━━━ Supplied data ━━━

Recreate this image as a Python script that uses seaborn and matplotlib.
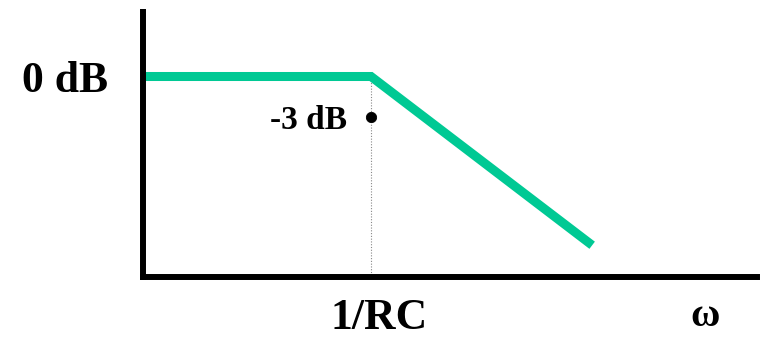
import matplotlib
matplotlib.use("Agg")
import matplotlib.pyplot as plt
import seaborn as sns
import pandas as pd

# Data (normalized frequency, gain in dB-like units)
freq = [0.0, 1.0, 1.97]
gain = [0.0, 0.0, -12.5]
point_freq = [1.0]
point_gain = [-3.0]
point_label = "-3 dB"
ytick_vals = [0.0]
ytick_labels = ["0 dB"]
xtick_vals = [1.035, 2.465]
xtick_labels = ["1/RC", "ω"]

sns.set_theme(style="white")
plt.rcParams['font.family'] = ['Liberation Serif', 'DejaVu Serif']
plt.rcParams['text.color'] = 'black'

fig = plt.figure(figsize=(7.69, 3.47), dpi=100)
W, H = 769, 347
ax = fig.add_axes([143 / W, 1 - 277 / H, (757 - 143) / W, (277 - 12) / H])

df = pd.DataFrame({"freq": freq, "gain": gain})
sns.lineplot(data=df, x="freq", y="gain", ax=ax, color="#00C994",
             linewidth=6.5, solid_capstyle="butt", solid_joinstyle="miter", sort=False)

# dotted guide at corner frequency
ax.plot([point_freq[0], point_freq[0]], [gain[1], -20], color="#888888",
        linestyle=(0, (1, 1.5)), linewidth=0.8, zorder=1)

sns.scatterplot(x=point_freq, y=point_gain, ax=ax, color="black", s=55,
                edgecolor="black", zorder=5)
ax.text(0.895, point_gain[0] - 0.25, point_label, ha="right", va="center",
        fontsize=24, fontweight="bold", color="black")

ax.set_xlim(0, (757 - 143) / 228)
ax.set_ylim(-(277 - 76.5) / 13.5, (76.5 - 12) / 13.5)

ax.set_xticks(xtick_vals)
ax.set_xticklabels(xtick_labels, fontsize=31.5, fontweight="bold")
for lbl in ax.get_xticklabels():
    if lbl.get_text() == "ω":
        lbl.set_fontsize(29)
ax.set_yticks(ytick_vals)
ax.set_yticklabels(ytick_labels, fontsize=31.5, fontweight="bold")
ax.tick_params(axis="x", length=0, pad=15, colors="black")
ax.tick_params(axis="y", length=0, pad=25, colors="black")
ax.set_xlabel("")
ax.set_ylabel("")

for s in ["top", "right"]:
    ax.spines[s].set_visible(False)
for s in ["left", "bottom"]:
    ax.spines[s].set_color("black")
    ax.spines[s].set_linewidth(4.3)
    ax.spines[s].set_capstyle("projecting")
ax.grid(False)
ax.set_facecolor("white")

fig.savefig("out.png", dpi=100, facecolor="white")
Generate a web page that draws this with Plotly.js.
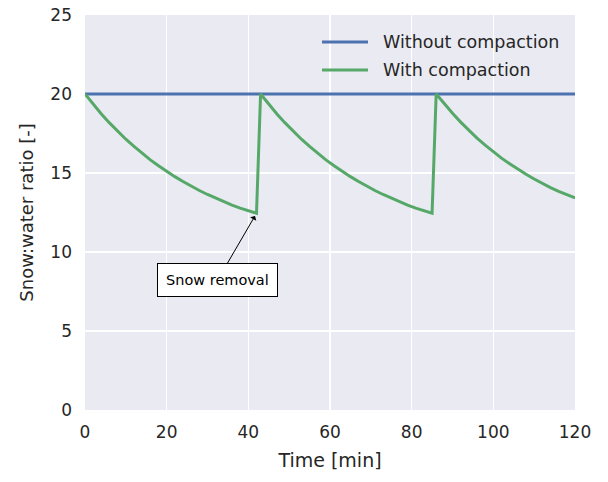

━━━

● Written instruction
Return only the lines running from the top of the data to the line that holds "linestyle=(0, (1, 1.5)), linewidth=0.8, zorder=1)". Include both of those lines, but skip the pictures.

● Answer in full
Recreate this image as a Python script that uses seaborn and matplotlib.
import matplotlib
matplotlib.use("Agg")
import matplotlib.pyplot as plt
import seaborn as sns
import pandas as pd

# Data (normalized frequency, gain in dB-like units)
freq = [0.0, 1.0, 1.97]
gain = [0.0, 0.0, -12.5]
point_freq = [1.0]
point_gain = [-3.0]
point_label = "-3 dB"
ytick_vals = [0.0]
ytick_labels = ["0 dB"]
xtick_vals = [1.035, 2.465]
xtick_labels = ["1/RC", "ω"]

sns.set_theme(style="white")
plt.rcParams['font.family'] = ['Liberation Serif', 'DejaVu Serif']
plt.rcParams['text.color'] = 'black'

fig = plt.figure(figsize=(7.69, 3.47), dpi=100)
W, H = 769, 347
ax = fig.add_axes([143 / W, 1 - 277 / H, (757 - 143) / W, (277 - 12) / H])

df = pd.DataFrame({"freq": freq, "gain": gain})
sns.lineplot(data=df, x="freq", y="gain", ax=ax, color="#00C994",
             linewidth=6.5, solid_capstyle="butt", solid_joinstyle="miter", sort=False)

# dotted guide at corner frequency
ax.plot([point_freq[0], point_freq[0]], [gain[1], -20], color="#888888",
        linestyle=(0, (1, 1.5)), linewidth=0.8, zorder=1)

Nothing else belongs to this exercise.